Kecintaannya pada sepak bola menjadi jalan lain perjuangannya. Otto mengizinkan gedung AMS digunakan untuk mendirikan VIJ (Voetbalbond Indonesia Jacatra), cikal bakal Persija. Ia juga aktif mempromosikan PSSI melalui majalah olahraga, menyisipkan pesan-pesan nasionalisme di antara berita pertandingan.
Menyiapkan Kemerdekaan
Pada 1935, Otto terpilih menjadi anggota Volksraad (semacam DPR pada masa kolonial). Selama pendudukan Jepang, ia memimpin surat kabar Tjahaja untuk melawan propaganda penjajah. Setelah proklamasi kemerdekaan, Otto menjadi anggota Panitia Persiapan Kemerdekaan Indonesia (PPKI). Dalam sidang Badan Penyelidik Usaha-usaha Persiapan Kemerdekaan (BPUPK), Otto adalah orang pertama yang mengusulkan Soekarno sebagai presiden.
Sebagai Menteri Negara dalam kabinet pertama Indonesia, Otto bertugas menyatukan laskar-laskar rakyat ke dalam Badan Keamanan Rakyat (BKR), cikal bakal Tentara Nasional Indonesia (TNI). Namun, tugas ini penuh risiko. Otto berhadapan dengan berbagai pihak yang berseberangan, termasuk fitnah kejam yang menuduhnya sebagai mata-mata Belanda.
Syahid di Pantai Mauk
Pada 19 Desember 1945, sore yang genting, Otto diculik oleh sekelompok pasukan berpakaian hitam dari Laskar Hitam. Mereka membawanya ke pantai Desa Ketapang, Mauk, Tangerang. Di sana, Otto disiksa dan dibunuh bersama seorang tawanan lain bernama Hasbi. Mayat mereka dilempar ke laut, tak pernah ditemukan. Hanya pasir dan air laut dari pantai itu yang diambil sebagai simbol tubuhnya untuk dimakamkan secara simbolis di Lembang, pada 21 Desember 1952.

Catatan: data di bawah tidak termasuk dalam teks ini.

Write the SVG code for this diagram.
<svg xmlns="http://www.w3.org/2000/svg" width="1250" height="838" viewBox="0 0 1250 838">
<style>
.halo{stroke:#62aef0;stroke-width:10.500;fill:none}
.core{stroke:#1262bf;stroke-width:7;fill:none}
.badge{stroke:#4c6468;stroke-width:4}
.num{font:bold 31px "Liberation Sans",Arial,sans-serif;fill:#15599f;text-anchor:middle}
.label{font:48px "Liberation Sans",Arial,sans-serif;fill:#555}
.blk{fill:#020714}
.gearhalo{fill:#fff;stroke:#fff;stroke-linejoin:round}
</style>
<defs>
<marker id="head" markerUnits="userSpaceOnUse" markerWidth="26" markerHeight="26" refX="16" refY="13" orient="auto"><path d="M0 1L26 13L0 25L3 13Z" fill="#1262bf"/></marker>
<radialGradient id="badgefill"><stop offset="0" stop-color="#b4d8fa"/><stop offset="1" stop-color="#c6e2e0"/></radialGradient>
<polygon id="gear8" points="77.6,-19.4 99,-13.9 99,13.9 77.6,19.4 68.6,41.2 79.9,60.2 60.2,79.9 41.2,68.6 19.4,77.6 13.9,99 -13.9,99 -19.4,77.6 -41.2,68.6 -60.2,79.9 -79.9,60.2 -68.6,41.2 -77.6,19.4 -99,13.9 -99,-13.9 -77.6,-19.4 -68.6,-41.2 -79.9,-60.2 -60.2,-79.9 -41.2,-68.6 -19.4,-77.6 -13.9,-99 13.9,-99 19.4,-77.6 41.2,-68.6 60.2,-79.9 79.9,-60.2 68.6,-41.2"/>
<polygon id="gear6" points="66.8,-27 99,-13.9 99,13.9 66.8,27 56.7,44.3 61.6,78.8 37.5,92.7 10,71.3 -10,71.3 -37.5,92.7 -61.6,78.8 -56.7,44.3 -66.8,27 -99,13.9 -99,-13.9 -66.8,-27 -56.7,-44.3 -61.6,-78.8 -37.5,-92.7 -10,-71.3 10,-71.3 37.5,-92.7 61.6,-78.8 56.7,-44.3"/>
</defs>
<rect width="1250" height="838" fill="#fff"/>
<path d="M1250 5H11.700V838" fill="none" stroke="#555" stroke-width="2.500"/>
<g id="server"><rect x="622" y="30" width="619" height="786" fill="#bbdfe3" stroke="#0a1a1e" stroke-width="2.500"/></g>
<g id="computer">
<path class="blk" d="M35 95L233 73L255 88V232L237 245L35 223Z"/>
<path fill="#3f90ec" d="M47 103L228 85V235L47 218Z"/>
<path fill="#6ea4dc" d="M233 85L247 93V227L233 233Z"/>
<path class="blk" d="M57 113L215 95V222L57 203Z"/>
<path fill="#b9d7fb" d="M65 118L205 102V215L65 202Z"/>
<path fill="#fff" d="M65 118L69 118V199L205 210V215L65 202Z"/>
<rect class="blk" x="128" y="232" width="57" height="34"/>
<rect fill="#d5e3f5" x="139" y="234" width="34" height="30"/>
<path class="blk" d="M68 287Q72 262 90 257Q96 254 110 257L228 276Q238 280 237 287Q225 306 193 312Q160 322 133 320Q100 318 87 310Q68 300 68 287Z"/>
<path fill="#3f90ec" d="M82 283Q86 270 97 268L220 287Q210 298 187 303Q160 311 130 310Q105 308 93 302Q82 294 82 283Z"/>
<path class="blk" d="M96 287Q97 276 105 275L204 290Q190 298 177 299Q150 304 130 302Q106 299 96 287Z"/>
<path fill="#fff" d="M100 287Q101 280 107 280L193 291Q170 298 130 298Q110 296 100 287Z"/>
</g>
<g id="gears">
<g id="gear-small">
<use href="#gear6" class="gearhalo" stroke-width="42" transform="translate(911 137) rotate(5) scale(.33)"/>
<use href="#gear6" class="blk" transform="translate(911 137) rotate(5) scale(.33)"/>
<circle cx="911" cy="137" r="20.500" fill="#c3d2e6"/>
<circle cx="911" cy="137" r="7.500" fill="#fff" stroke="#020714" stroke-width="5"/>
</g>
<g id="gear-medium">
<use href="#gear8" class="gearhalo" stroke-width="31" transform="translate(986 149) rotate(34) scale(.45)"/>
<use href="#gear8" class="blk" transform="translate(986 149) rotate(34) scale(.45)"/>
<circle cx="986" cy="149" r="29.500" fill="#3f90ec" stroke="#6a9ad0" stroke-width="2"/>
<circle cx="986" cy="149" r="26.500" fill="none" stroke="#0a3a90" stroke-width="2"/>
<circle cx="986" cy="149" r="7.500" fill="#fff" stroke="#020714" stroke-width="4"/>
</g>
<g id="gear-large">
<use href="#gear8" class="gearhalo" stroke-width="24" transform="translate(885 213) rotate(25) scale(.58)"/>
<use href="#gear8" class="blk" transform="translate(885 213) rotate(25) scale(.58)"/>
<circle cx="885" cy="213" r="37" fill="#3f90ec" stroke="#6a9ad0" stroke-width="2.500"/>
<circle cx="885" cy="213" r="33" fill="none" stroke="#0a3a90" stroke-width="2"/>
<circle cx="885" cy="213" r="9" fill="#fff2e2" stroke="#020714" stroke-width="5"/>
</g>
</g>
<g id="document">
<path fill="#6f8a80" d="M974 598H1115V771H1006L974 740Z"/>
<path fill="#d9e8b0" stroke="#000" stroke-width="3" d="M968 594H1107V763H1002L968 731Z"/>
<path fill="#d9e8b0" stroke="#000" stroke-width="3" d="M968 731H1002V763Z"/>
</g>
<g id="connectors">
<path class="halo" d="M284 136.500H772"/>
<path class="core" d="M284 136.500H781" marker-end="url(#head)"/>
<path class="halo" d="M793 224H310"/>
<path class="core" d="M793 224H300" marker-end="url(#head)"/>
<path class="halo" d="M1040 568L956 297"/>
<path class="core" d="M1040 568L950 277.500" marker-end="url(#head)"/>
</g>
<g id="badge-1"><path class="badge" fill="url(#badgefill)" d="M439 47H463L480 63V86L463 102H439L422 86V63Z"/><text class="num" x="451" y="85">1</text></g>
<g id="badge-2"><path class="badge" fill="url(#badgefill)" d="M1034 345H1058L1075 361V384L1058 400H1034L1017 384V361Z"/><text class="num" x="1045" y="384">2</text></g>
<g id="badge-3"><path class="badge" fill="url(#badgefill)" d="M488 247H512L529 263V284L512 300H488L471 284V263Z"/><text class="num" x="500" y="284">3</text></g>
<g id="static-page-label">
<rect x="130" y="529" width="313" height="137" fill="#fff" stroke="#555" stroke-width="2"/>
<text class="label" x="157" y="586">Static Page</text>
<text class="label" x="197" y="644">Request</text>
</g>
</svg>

Kematian Otto terjadi di tengah kekacauan awal kemerdekaan. Namun, warisannya hidup dalam nama-nama besar: Jalan Otista, Stadion Si Jalak Harupat di Bandung, dan perjuangan bangsa yang ia tinggalkan. Otto Iskandardinata diangkat sebagai Pahlawan Nasional pada 6 November 1973. Di balik nyaringnya namanya, perjuangan Otto menyisakan cerita sunyi yang terus menggema bagi mereka yang mau mendengar.